◆ TO BE DONE ◆
Repeat verbatim the lines from the one containing "Generate a component" to the one containing "Chart.register(...registerables);", ends included, minus any pictures.

◆ DATA FOR THIS EXERCISE ◆

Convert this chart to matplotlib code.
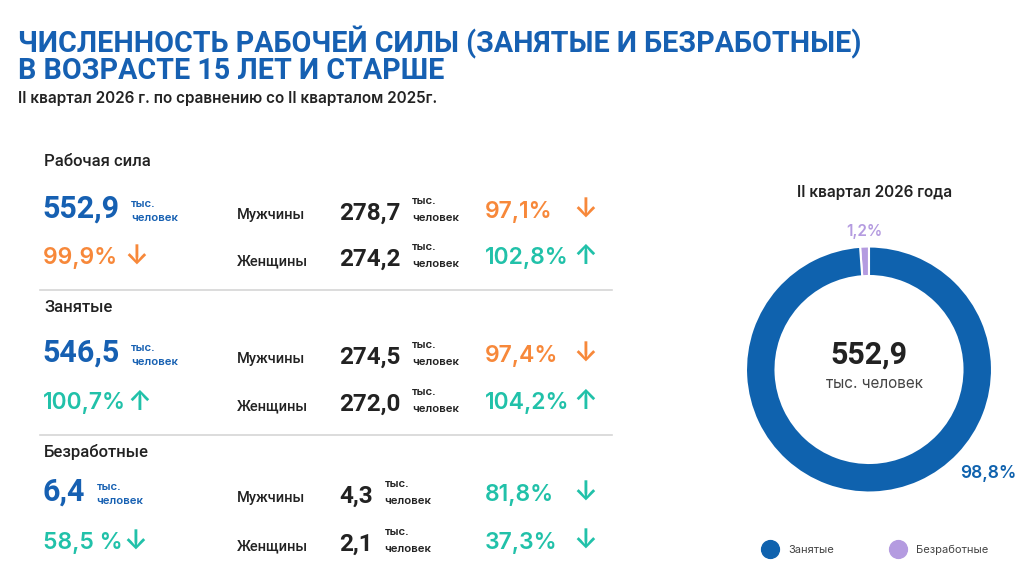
import numpy as np
import matplotlib.pyplot as plt

W, H = 1024, 576

sections = ['Рабочая сила', 'Занятые', 'Безработные']
totals = [552.9, 546.5, 6.4]
totals_pct = ['99,9% ', '100,7%', '58,5 %']
totals_dir = ['down', 'up', 'down']
totals_good = [False, True, True]

men = [278.7, 274.5, 4.3]
men_pct = ['97,1%', '97,4%', '81,8%']
men_dir = ['down', 'down', 'down']
men_good = [False, False, True]

women = [274.2, 272.0, 2.1]
women_pct = ['102,8%', '104,2%', '37,3%']
women_dir = ['up', 'up', 'down']
women_good = [True, True, True]

pie_labels = ['Безработные', 'Занятые']
pie_values = [6.4, 546.5]

BLUE = '#1660b2'
DONUT_BLUE = '#0f62ae'
ORANGE = '#f7883a'
TEAL = '#21c1a9'
PURPLE = '#b49be0'
DARK = '#222222'
GREY = '#444444'

ROBOTO = ['Roboto', 'DejaVu Sans']
INTER = ['Inter', 'DejaVu Sans']
plt.rcParams['font.family'] = ROBOTO

fig = plt.figure(figsize=(W / 100, H / 100), dpi=100)
ax = fig.add_axes([0, 0, 1, 1])
ax.set_xlim(0, W)
ax.set_ylim(H, 0)
ax.axis('off')
renderer = fig.canvas.get_renderer()


def txt(x, y, s, size, color, weight='normal', ha='left', family=ROBOTO):
    return ax.text(x, y, s, fontsize=size, color=color, fontweight=weight,
                   ha=ha, va='baseline', family=family)


def right_edge(t):
    return t.get_window_extent(renderer=renderer).x1


def fmt(v):
    return f'{v:.1f}'.replace('.', ',')


def units(t, y, color, up, down):
    x = right_edge(t) + 12
    txt(x, y - up, 'тыс.', 8.2, color, 'semibold', family=INTER)
    txt(x, y + down, 'человек', 8.2, color, 'semibold', family=INTER)


def arrow(d):
    return '↑' if d == 'up' else '↓'


# header
txt(18, 52, 'ЧИСЛЕННОСТЬ РАБОЧЕЙ СИЛЫ (ЗАНЯТЫЕ И БЕЗРАБОТНЫЕ)', 20.6, BLUE, 'bold')
txt(18, 79, 'В ВОЗРАСТЕ 15 ЛЕТ И СТАРШЕ', 20.6, BLUE, 'bold')
txt(18, 103, 'II квартал 2026 г. по сравнению со II кварталом 2025г.', 11, DARK,
    'semibold', family=INTER)

# table of sections
sec_y = [166, 312, 457]
row1_y = [218, 362, 501]
row2_y = [264, 409, 549]
sep_y = [290, 435]

for i, name in enumerate(sections):
    txt(44, sec_y[i], name, 12, DARK, 'medium')

    t = txt(42, row1_y[i], fmt(totals[i]), 22, BLUE, 'bold')
    units(t, row1_y[i], BLUE, 11, 3)

    col = TEAL if totals_good[i] else ORANGE
    t = txt(43, row2_y[i], totals_pct[i], 16.5, col, 'semibold', family=INTER)
    txt(right_edge(t) + 1, row2_y[i] + 1, arrow(totals_dir[i]), 19.5, col, 'semibold', family=INTER)

    for y, lab, val, pct, d, good in [
            (row1_y[i], 'Мужчины', men[i], men_pct[i], men_dir[i], men_good[i]),
            (row2_y[i], 'Женщины', women[i], women_pct[i], women_dir[i], women_good[i])]:
        txt(237, y + 1, lab, 10.5, DARK, 'medium')
        t = txt(339, y + 2, fmt(val), 17.5, DARK, 'bold')
        units(t, y + 2, DARK, 16, 1)
        col = TEAL if good else ORANGE
        txt(485, y, pct, 16.5, col, 'semibold', family=INTER)
        txt(585, y, arrow(d), 19.5, col, 'semibold', ha='center', family=INTER)

for y in sep_y:
    ax.plot([40, 612], [y, y], color='#d6d6d6', lw=1.2)

# donut
cx, cy, r = 869, 369.5, 123
pax = fig.add_axes([(cx - r) / W, (H - cy - r) / H, 2 * r / W, 2 * r / H])
pax.pie(pie_values, colors=[PURPLE, DONUT_BLUE], startangle=90, counterclock=True,
        radius=1, wedgeprops=dict(width=0.24, edgecolor='white', linewidth=1.5))
pax.set_xlim(-1, 1)
pax.set_ylim(-1, 1)
pax.set_aspect('equal')

total = sum(pie_values)
shares = [v / total * 100 for v in pie_values]

txt(875, 197, 'II квартал 2026 года', 11, DARK, 'semibold', ha='center', family=INTER)
txt(869, 364, fmt(total), 22, DARK, 'bold', ha='center')
txt(874, 388, 'тыс. человек', 11, GREY, ha='center', family=INTER)
txt(864, 236, fmt(shares[0]) + '%', 11, PURPLE, 'semibold', ha='center', family=INTER)
txt(960, 478, fmt(shares[1]) + '%', 12.5, DONUT_BLUE, 'semibold', family=INTER)

# legend
for x, lab, col in [(770, pie_labels[1], DONUT_BLUE), (898, pie_labels[0], PURPLE)]:
    ax.scatter([x], [549], s=165, color=col, zorder=3)
    txt(x + 18, 553, lab, 8, GREY, family=INTER)

fig.savefig('out.png', dpi=100)
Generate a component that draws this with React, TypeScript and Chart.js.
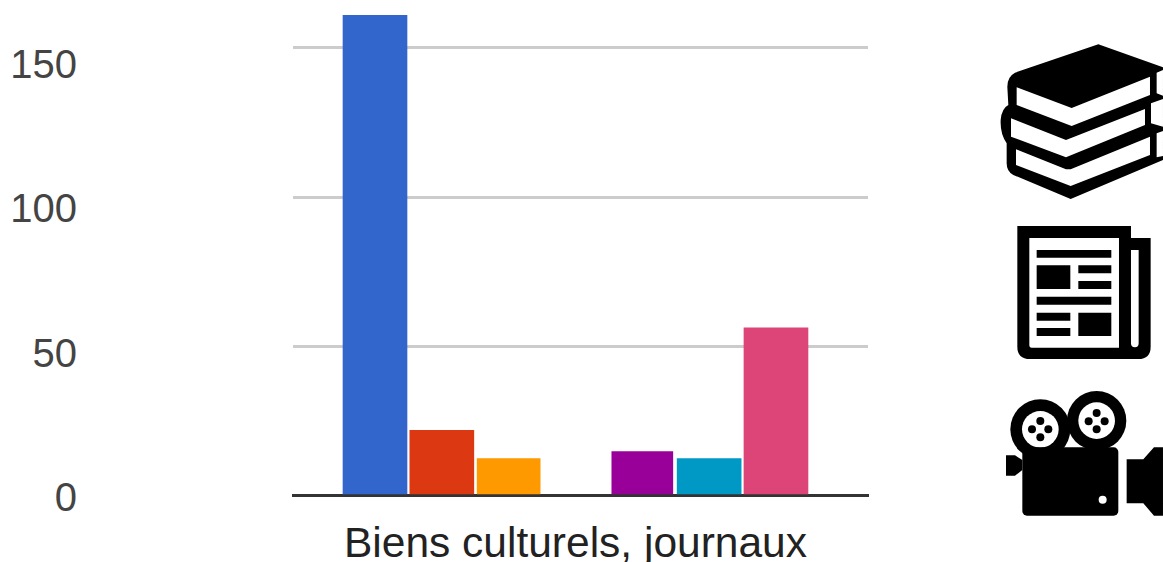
import React, { useEffect, useRef } from "react";
import { Chart, registerables } from "chart.js";

Chart.register(...registerables);

const categoryLabel = "Biens culturels, journaux";
const slots = [0, 1, 2, 4, 5, 6];
const values = [161, 21.8, 12.4, 14.7, 12.4, 56.2];
const colors = ["#3366cc", "#dc3912", "#ff9900", "#990099", "#0099c6", "#dd4477"];
const barWidths = [64, 64, 63, 61, 64, 64];
const yTicks = [0, 50, 100, 150];

export default function App() {
  const ref = useRef<HTMLCanvasElement>(null);
  useEffect(() => {
    document.body.style.margin = "0";
    const canvas = ref.current!;
    canvas.getContext("2d", { alpha: false });
    const whiteBg = {
      id: "whiteBg",
      beforeDraw(c: any) {
        c.ctx.save();
        c.ctx.fillStyle = "#fff";
        c.ctx.fillRect(0, 0, c.width, c.height);
        c.ctx.restore();
      },
    };
    const chart = new Chart(canvas, {
      type: "bar",
      plugins: [whiteBg],
      data: {
        datasets: slots.map((s, i) => ({
          data: [{ x: s, y: values[i] }],
          backgroundColor: colors[i],
          barThickness: barWidths[i],
          grouped: false,
        })),
      },
      options: {
        animation: false,
        responsive: false,
        devicePixelRatio: 1,
        layout: { padding: { top: 15, left: 0, right: 295, bottom: 0 } },
        plugins: { legend: { display: false }, tooltip: { enabled: false } },
        scales: {
          x: {
            type: "linear",
            offset: false,
            min: -1.227,
            max: 7.377,
            afterBuildTicks: (s: any) => {
              s.ticks = [{ value: 3 }];
            },
            afterFit: (s: any) => {
              s.height = 66.5;
              s.paddingLeft = 0;
              s.paddingRight = 0;
            },
            grid: { display: false, drawTicks: false, offset: false },
            border: { display: true, color: "#333333", width: 3 },
            ticks: {
              callback: () => categoryLabel,
              color: "#222222",
              font: { family: "Liberation Sans", size: 42.5 },
              padding: 24,
              maxRotation: 0,
              autoSkip: false,
            },
          },
          y: {
            position: "left",
            min: 0,
            max: 161,
            afterBuildTicks: (s: any) => {
              s.ticks = yTicks.map((value) => ({ value }));
            },
            afterFit: (s: any) => {
              s.width = 0;
              s.paddingTop = 0;
              s.paddingBottom = 0;
            },
            border: { display: false },
            grid: {
              lineWidth: 3,
              drawTicks: false,
              color: (c: any) => (c.tick && c.tick.value === 0 ? "rgba(0,0,0,0)" : "#cccccc"),
            },
            ticks: { display: false },
          },
          yLabels: {
            position: "left",
            min: 1.4,
            max: 168.2,
            afterBuildTicks: (s: any) => {
              s.ticks = yTicks.map((value) => ({ value }));
            },
            afterFit: (s: any) => {
              s.width = 293;
              s.paddingTop = 0;
              s.paddingBottom = 0;
            },
            border: { display: false },
            grid: { display: false, drawTicks: false },
            ticks: {
              color: "#444444",
              font: { family: "Liberation Sans", size: 40 },
              padding: 216,
            },
          },
        },
      },
    } as any);
    return () => chart.destroy();
  }, []);

  return (
    <div style={{ position: "relative", width: 1163, height: 562, overflow: "hidden" }}>
      <canvas ref={ref} width={1163} height={562} style={{ position: "absolute", left: 0, top: 0 }} />
      <svg
        width={1163}
        height={562}
        viewBox="0 0 1163 562"
        style={{ position: "absolute", left: 0, top: 0 }}
      >
        <g transform="translate(980,30) scale(0.3333)">
          <path
            d="M355,43 L549,112 L549,390 L272,507 L100,435 Q80,425 80,400 L80,340 Q60,310 62,270 Q65,235 85,225 L82,170 Q82,140 105,128 Z"
            fill="#000"
          />
          <path
            d="M110,172 L275,234 L510,140 L510,195 L275,288 L110,225 Z M93,265 L258,330 L495,237 L495,285 L258,382 L93,320 Z M108,358 L258,418 L272,418 L510,320 L510,375 L272,468 L108,405 Z M530,128 L549,120 L549,197 L530,190 Z M530,310 L549,303 L549,378 L530,382 Z M513,220 L549,207 L549,290 L513,280 Z"
            fill="#fff"
          />
        </g>
        <g transform="translate(980,210) scale(0.3333)">
          <path d="M112,48 H453 V84 H512 V410 Q512,447 475,447 H150 Q112,447 112,410 Z" fill="#000" />
          <path
            d="M148,84 H417 V413 H155 Q148,413 148,405 Z M453,120 H476 V400 Q476,412 465,412 Q453,412 453,400 Z"
            fill="#fff"
          />
          <path
            d="M170,120 h224 v23 h-224 Z M170,166 h101 v71 h-101 Z M295,166 h99 v24 h-99 Z M295,213 h99 v24 h-99 Z M170,260 h224 v24 h-224 Z M170,308 h101 v24 h-101 Z M170,354 h101 v24 h-101 Z M295,308 h99 v70 h-99 Z"
            fill="#000"
          />
        </g>
        <g transform="translate(980,380) scale(0.3333)">
          <circle cx={181} cy={148} r={90} fill="#000" />
          <circle cx={350} cy={122} r={89} fill="#000" />
          <circle cx={181} cy={148} r={55} fill="#fff" />
          <circle cx={350} cy={122} r={55} fill="#fff" />
          {[[181, 123], [156, 148], [205, 148], [181, 172], [350, 99], [326, 124], [374, 124], [350, 148]].map(
            ([cx, cy], i) => (
              <circle key={i} cx={cx} cy={cy} r={12} fill="#000" />
            )
          )}
          <rect x={127} y={202} width={288} height={205} rx={14} fill="#000" />
          <path d="M78,226 H105 L127,240 V270 L105,287 H78 Z" fill="#000" />
          <path d="M440,238 H490 L522,202 H549 V407 H522 L490,370 H440 Z" fill="#000" />
          <circle cx={368} cy={359} r={12} fill="#fff" />
        </g>
      </svg>
    </div>
  );
}
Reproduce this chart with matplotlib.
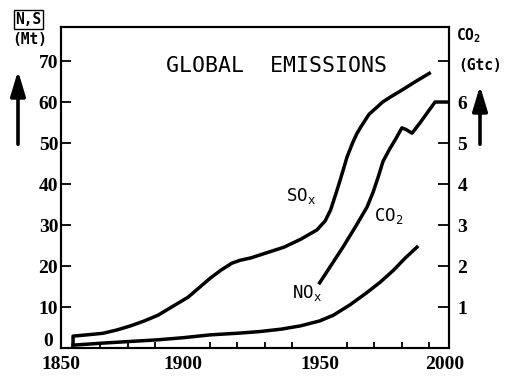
import matplotlib.pyplot as plt
from matplotlib.patches import FancyArrowPatch

# data (SOx, NOx in Mt; CO2 in Gtc)
so_years = [1860, 1860, 1865, 1871, 1876, 1881, 1886, 1891, 1896, 1902, 1906, 1910, 1914, 1918,
            1921, 1925, 1931, 1937, 1943, 1949, 1952, 1954, 1956, 1957.5, 1960, 1962, 1963.5,
            1965, 1968, 1973, 1976, 1980, 1985, 1990]
so_vals = [0, 2.9, 3.2, 3.6, 4.4, 5.4, 6.6, 8.0, 10.0, 12.4, 14.7, 17.0, 19.0, 20.7,
           21.4, 22.0, 23.3, 24.6, 26.5, 28.8, 31.0, 33.7, 37.8, 41.0, 46.6, 50.0, 52.2,
           53.9, 57.0, 60.0, 61.3, 62.9, 65.0, 67.0]

no_years = [1860, 1871, 1881, 1891, 1900, 1910, 1920, 1928, 1936, 1943, 1950, 1955, 1961,
            1967, 1972, 1977, 1981, 1985.5]
no_vals = [0.7, 1.2, 1.6, 2.0, 2.5, 3.2, 3.6, 4.0, 4.6, 5.4, 6.6, 8.0, 10.5,
           13.4, 16.0, 19.0, 21.8, 24.6]

co2_years = [1950, 1954, 1958.5, 1963, 1967.3, 1969.5, 1971.5, 1973.1, 1975.5, 1977.5, 1980,
             1981.5, 1983.7, 1986.6, 1992.1, 1997.2]
co2_vals = [1.59, 2.0, 2.46, 2.95, 3.44, 3.8, 4.2, 4.55, 4.85, 5.07, 5.37,
            5.33, 5.24, 5.49, 6.0, 6.0]

left_ticks = [0, 10, 20, 30, 40, 50, 60, 70]
left_labels = ['', '10', '20', '30', '40', '50', '60', '70']
right_ticks = [1, 2, 3, 4, 5, 6, 7]
right_labels = ['1', '2', '3', '4', '5', '6', '']
x_labels = ['1850', '1900', '1950', '2000']
decades = list(range(1860, 2000, 10))

W, H = 510, 378
serif = ['Liberation Serif', 'DejaVu Serif']
mono = ['DejaVu Sans Mono']


def px(x, y):
    return x / W, 1 - y / H


fig = plt.figure(figsize=(5.1, 3.78), dpi=100)
ax = fig.add_axes([61 / W, 1 - 348 / H, (449 - 61) / W, (348 - 27) / H])
ax2 = ax.twinx()

xmin, xmax = 1855.6, 1997.2
ax.set_xlim(xmin, xmax)
ax.set_ylim(0, 78.3)
ax2.set_ylim(0, 7.83)

lw = 2.5
ax.plot(so_years, so_vals, color='black', lw=lw, solid_joinstyle='round')
ax.plot(no_years, no_vals, color='black', lw=lw, solid_joinstyle='round')
ax2.plot(co2_years, co2_vals, color='black', lw=lw, solid_joinstyle='round')

for a in (ax, ax2):
    for s in a.spines.values():
        s.set_linewidth(1.5)

# x axis: labels at ends of the frame, decade ticks inside
ax.set_xticks([xmin, 1900, 1950, 1995.7])
ax.set_xticklabels(x_labels, fontfamily=serif, fontweight='bold', fontsize=14)
ax.tick_params(axis='x', which='major', length=0, pad=6)
ax.set_xticks(decades, minor=True)
ax.tick_params(axis='x', which='minor', direction='in', length=4, width=1.3)

ax.set_yticks(left_ticks)
ax.set_yticklabels(left_labels, fontfamily=serif, fontweight='bold', fontsize=14)
ax.tick_params(axis='y', direction='in', length=7, width=1.3, pad=2)
# the zero sits a little above the year labels
fig.text(*px(48, 342), '0', family=serif, fontweight='bold', fontsize=14, ha='center', va='center')

ax2.set_yticks(right_ticks)
ax2.set_yticklabels(right_labels, fontfamily=serif, fontweight='bold', fontsize=14)
ax2.tick_params(axis='y', direction='in', length=8, width=1.3, pad=6)

# texts
fig.text(*px(277, 66), 'GLOBAL  EMISSIONS', family=mono, fontsize=15.5, ha='center', va='center')
fig.text(*px(286, 196), r'SO$_\mathregular{x}$', family=mono, fontsize=12.5, ha='left', va='center')
fig.text(*px(374, 216), r'CO$_\mathregular{2}$', family=mono, fontsize=12.5, ha='left', va='center')
fig.text(*px(292, 293), r'NO$_\mathregular{x}$', family=mono, fontsize=12.5, ha='left', va='center')

fig.text(*px(28.5, 19.5), 'N,S', family=mono, fontweight='bold', fontsize=10.5, ha='center', va='center',
         bbox=dict(boxstyle='square,pad=0.12', fc='white', ec='black', lw=1))
fig.text(*px(30, 40), '(Mt)', family=mono, fontweight='bold', fontsize=10.5, ha='center', va='center')
fig.text(*px(469, 36), r'CO$_\mathregular{2}$', family=mono, fontweight='bold', fontsize=10.5, ha='center', va='center')
fig.text(*px(480, 66), '(Gtc)', family=mono, fontweight='bold', fontsize=10.5, ha='center', va='center')

for x, y0, y1 in [(18, 147, 68), (480, 147, 83)]:
    arr = FancyArrowPatch(px(x, y0), px(x, y1), transform=fig.transFigure,
                          arrowstyle='-|>,head_length=1.5,head_width=0.45', mutation_scale=10,
                          lw=2.6, color='black')
    fig.add_artist(arr)

fig.savefig('out.png', dpi=100)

◆ RESULT OF THE EXERCISE ◆
Generate a component that draws this with React, TypeScript and Chart.js.
import React, { useEffect, useRef } from "react";
import { Chart, registerables } from "chart.js";

Chart.register(...registerables);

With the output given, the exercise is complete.